* Start *
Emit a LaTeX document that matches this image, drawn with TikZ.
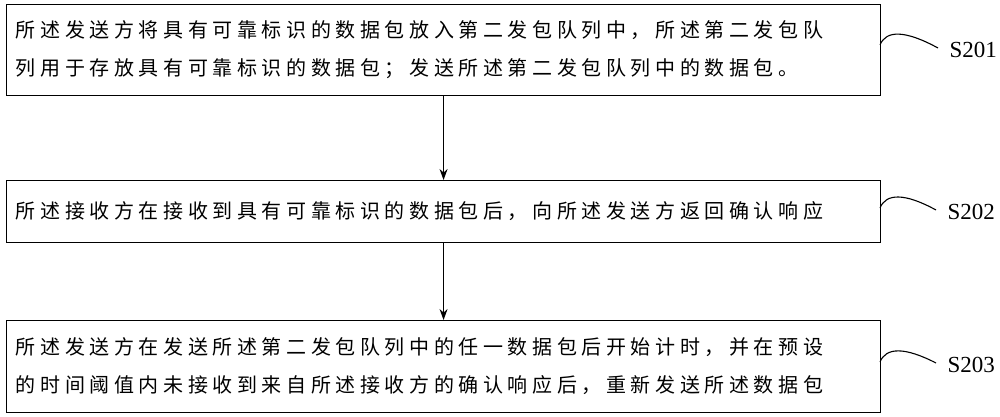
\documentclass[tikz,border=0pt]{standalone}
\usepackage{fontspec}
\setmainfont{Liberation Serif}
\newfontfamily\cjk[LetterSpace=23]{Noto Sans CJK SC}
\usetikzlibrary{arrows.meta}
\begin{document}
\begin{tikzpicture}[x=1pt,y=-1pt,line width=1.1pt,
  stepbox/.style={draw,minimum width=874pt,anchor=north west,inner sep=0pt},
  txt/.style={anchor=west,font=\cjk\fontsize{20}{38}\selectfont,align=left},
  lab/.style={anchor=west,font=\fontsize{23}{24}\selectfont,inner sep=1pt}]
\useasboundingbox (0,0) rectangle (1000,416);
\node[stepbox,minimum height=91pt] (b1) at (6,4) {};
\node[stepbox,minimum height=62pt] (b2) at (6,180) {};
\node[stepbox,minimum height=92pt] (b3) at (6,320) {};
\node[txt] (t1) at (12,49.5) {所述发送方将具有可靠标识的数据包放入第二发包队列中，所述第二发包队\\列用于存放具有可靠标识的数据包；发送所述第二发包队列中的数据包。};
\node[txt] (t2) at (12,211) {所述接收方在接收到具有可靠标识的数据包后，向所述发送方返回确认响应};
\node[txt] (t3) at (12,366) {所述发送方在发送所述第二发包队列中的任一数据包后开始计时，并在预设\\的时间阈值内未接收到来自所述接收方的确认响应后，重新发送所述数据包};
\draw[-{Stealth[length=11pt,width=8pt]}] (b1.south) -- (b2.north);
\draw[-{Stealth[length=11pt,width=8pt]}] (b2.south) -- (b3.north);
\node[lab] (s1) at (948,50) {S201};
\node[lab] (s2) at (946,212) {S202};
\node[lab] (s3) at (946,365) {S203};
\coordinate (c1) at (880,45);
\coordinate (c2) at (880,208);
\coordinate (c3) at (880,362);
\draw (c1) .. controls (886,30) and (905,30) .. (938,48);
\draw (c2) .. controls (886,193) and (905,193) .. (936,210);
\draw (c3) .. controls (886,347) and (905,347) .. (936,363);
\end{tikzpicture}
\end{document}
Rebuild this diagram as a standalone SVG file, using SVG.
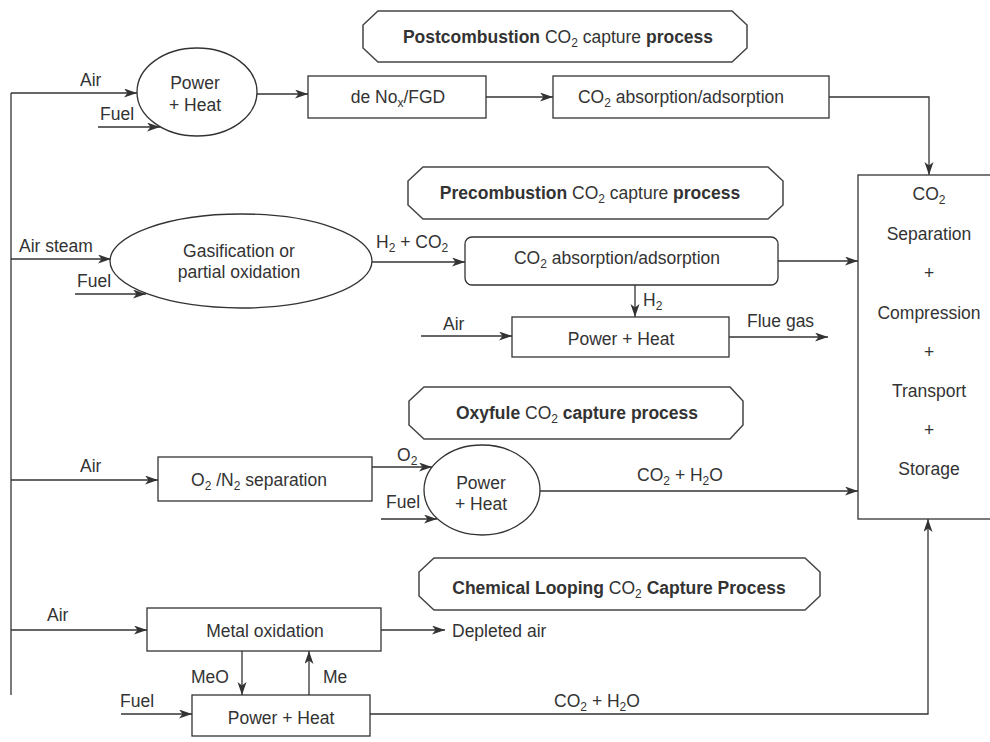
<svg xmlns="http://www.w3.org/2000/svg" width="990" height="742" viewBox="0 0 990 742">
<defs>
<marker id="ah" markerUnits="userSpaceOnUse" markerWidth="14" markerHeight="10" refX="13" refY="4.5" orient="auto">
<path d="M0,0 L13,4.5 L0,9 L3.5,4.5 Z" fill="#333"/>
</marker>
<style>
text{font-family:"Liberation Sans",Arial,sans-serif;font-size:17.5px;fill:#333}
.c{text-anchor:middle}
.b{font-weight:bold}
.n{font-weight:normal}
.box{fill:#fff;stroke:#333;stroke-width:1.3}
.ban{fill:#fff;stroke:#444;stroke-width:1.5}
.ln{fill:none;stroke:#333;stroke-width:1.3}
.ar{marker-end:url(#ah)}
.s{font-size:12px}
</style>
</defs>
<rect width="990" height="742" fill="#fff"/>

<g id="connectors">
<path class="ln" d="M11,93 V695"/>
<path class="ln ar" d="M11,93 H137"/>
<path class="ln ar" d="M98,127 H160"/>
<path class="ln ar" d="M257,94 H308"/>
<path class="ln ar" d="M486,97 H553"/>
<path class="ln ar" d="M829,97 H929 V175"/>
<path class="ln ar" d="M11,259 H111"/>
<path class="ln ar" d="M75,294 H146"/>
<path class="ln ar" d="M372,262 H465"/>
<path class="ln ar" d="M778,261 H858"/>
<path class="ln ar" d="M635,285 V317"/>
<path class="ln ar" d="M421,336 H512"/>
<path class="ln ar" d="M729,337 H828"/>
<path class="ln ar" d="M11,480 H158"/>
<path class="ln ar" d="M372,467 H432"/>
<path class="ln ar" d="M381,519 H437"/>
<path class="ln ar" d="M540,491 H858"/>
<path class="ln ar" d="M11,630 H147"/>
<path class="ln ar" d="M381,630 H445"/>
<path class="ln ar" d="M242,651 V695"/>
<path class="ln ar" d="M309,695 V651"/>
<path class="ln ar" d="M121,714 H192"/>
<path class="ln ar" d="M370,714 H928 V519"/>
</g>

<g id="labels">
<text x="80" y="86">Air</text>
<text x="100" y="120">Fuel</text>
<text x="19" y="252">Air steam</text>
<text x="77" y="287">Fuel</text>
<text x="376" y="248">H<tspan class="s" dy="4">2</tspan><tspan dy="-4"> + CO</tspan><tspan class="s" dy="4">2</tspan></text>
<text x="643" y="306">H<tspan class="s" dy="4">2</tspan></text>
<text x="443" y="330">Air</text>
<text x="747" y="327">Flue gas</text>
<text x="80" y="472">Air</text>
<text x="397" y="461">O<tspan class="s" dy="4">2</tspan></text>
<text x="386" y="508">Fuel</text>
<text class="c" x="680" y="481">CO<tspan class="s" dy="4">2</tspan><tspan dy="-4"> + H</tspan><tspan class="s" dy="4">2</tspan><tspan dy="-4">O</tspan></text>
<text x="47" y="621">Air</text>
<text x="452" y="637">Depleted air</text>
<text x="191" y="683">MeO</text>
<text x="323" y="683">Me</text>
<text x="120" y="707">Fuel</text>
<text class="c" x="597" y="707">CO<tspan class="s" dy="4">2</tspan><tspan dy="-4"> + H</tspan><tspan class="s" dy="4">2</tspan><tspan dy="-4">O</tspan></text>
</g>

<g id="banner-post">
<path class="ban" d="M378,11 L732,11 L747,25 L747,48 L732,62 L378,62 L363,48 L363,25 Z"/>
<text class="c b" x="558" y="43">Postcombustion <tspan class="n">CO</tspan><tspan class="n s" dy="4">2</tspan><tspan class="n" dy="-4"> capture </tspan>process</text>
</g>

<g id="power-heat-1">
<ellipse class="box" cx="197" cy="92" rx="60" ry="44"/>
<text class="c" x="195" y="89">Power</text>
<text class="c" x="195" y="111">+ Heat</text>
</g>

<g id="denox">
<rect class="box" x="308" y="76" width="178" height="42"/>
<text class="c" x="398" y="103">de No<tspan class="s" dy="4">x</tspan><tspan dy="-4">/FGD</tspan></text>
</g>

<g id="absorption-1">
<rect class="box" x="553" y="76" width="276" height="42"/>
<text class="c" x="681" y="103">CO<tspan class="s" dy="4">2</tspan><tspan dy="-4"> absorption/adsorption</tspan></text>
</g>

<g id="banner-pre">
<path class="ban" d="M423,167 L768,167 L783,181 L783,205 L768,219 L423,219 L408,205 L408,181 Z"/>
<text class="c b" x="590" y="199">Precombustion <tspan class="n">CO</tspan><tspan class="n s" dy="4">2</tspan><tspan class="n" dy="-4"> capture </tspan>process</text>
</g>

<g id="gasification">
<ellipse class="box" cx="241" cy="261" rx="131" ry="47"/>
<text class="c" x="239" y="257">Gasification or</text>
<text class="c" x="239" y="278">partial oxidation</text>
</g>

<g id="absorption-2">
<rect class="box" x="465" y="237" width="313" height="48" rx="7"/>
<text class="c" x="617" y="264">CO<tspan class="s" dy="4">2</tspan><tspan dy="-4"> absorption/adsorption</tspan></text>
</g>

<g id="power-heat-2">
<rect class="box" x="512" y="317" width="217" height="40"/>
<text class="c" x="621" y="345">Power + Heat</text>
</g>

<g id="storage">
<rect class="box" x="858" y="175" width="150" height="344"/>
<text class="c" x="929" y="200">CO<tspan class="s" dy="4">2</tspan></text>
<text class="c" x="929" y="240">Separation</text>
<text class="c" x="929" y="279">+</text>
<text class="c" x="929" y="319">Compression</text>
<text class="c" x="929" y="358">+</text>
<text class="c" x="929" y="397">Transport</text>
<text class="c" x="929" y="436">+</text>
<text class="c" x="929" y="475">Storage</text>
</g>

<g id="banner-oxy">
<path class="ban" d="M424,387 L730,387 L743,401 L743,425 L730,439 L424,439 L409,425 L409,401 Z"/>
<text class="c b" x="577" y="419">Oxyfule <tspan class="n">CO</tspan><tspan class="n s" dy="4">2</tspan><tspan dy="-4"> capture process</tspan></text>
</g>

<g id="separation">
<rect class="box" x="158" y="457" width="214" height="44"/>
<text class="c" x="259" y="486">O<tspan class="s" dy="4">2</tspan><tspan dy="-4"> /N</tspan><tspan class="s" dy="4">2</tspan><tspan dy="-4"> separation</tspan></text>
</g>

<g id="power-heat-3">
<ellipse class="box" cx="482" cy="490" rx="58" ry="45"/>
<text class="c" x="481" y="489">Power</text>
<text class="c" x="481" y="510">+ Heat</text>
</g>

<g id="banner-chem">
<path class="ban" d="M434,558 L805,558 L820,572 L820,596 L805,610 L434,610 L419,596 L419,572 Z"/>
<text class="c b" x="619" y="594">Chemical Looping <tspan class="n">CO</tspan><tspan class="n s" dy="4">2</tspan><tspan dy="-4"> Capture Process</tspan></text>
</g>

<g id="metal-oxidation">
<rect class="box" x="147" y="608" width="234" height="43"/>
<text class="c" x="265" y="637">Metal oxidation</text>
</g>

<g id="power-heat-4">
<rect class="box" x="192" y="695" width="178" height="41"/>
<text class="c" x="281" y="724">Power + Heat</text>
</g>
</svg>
* End *
* _What you are asked to do_
Using the listing above, gather each line that holds the string "standalone" and copy it.

* _Result for this task_
\documentclass[tikz,border=0pt]{standalone}
Rebuild this diagram as a standalone SVG file, using SVG.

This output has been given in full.